Still, I think several well-known national retailers may call it quits in the next few years. This may actually help the remaining retailers survive as there now would be fewer of them to compete in the marketplace.
But what do the brick-and-mortar retailers have to do to survive the emergence of on-line buying? First, they have to embrace it, and many have. Numerous traditional retailers already have an active on-line buying alternative. They offer store pickup or home delivery. Plus – and this is becoming very important for cyber-buying – the retailers make it easy to return purchases directly to their stores.
But don’t expect cyber-sellers to stand idly by. Many already offer free returns, while others have – or plan to have – physical locations for quick take-backs.

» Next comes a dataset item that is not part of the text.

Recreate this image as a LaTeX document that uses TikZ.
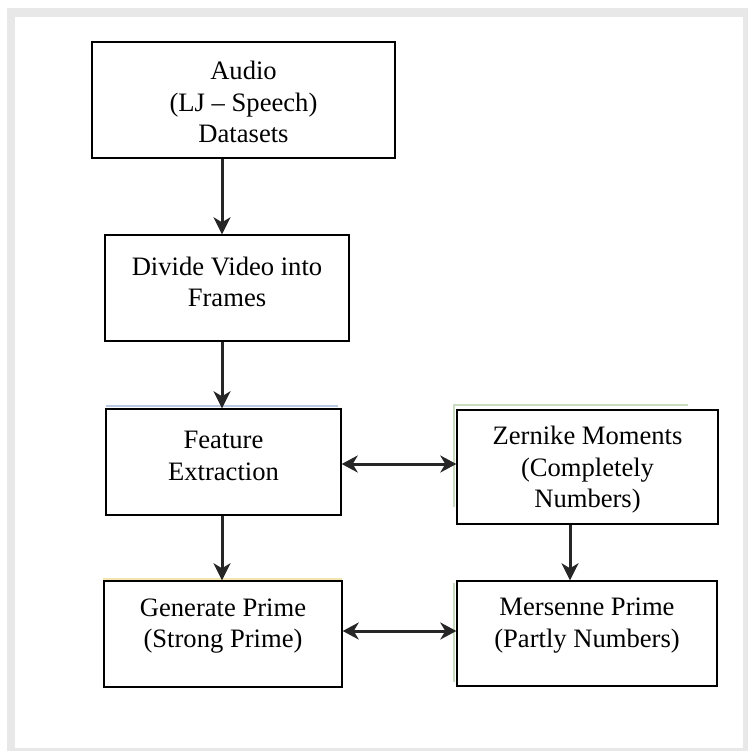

Yet there are two advantages traditional retailers will try to exploit in their ongoing showdown with the cyber giants. One is personal service. Even though cyber sellers have developed several ways to personalize purchases and give attention to individual tastes, sometimes there’s no substitute to seeing in-person a product and receiving immediate reactions and suggestions from a trained salesperson.
The other advantage is physical convenience. Cyber-buying is convenient as a way to purchase, but not as a way to inspect a product prior to buying. Traditional brick-and-mortar stores realize this, which is a big reason why residential neighborhoods of the future might be interspersed with stores, shops, restaurants and entertainment venues. Young households – the millennials – like this kind of living, as do the rapidly-retiring, empty-nester baby-boomers. If you put these two groups together, you have the majority of buyers in the country.
So the future of traditional retail might be a return to the past. Instead of driving to a large grouping of stores at a mall or shopping center, retail stores will be within walking distance of people’s homes.
But will traditional retailers be in rural areas, many of which are struggling to keep people as well as stores? All the dynamics in the economy favor urban regions over rural communities, and futurists see little to change this in the coming decades.
It is therefore somewhat ironic that cyber-buying, as well as cyber-banking and maybe eventually cyber-health care, may ultimately be more important in rural areas than in urban ones. It may be that as we look back from future years, it will be the internet and internet linkages that kept rural regions served, financed, healthy and viable.
Of course, this is all speculation based on trends, challenges and opportunities I see today. Some game-changing technology – like artificial intelligence or virtualization – could change everything about retail buying; indeed, they could change everything about everything!
Yet for now, there’s a real heavyweight championship on the line between traditional retailers in one corner and upstart cyber retailers in the other. Let’s just hope that when the match is over, the judges will decide that we buyers are the winners.
Mike Walden is a William Neal Reynolds Distinguished Professor and Extension Economist in the Department of Agricultural and Resource Economics at N.C. State University.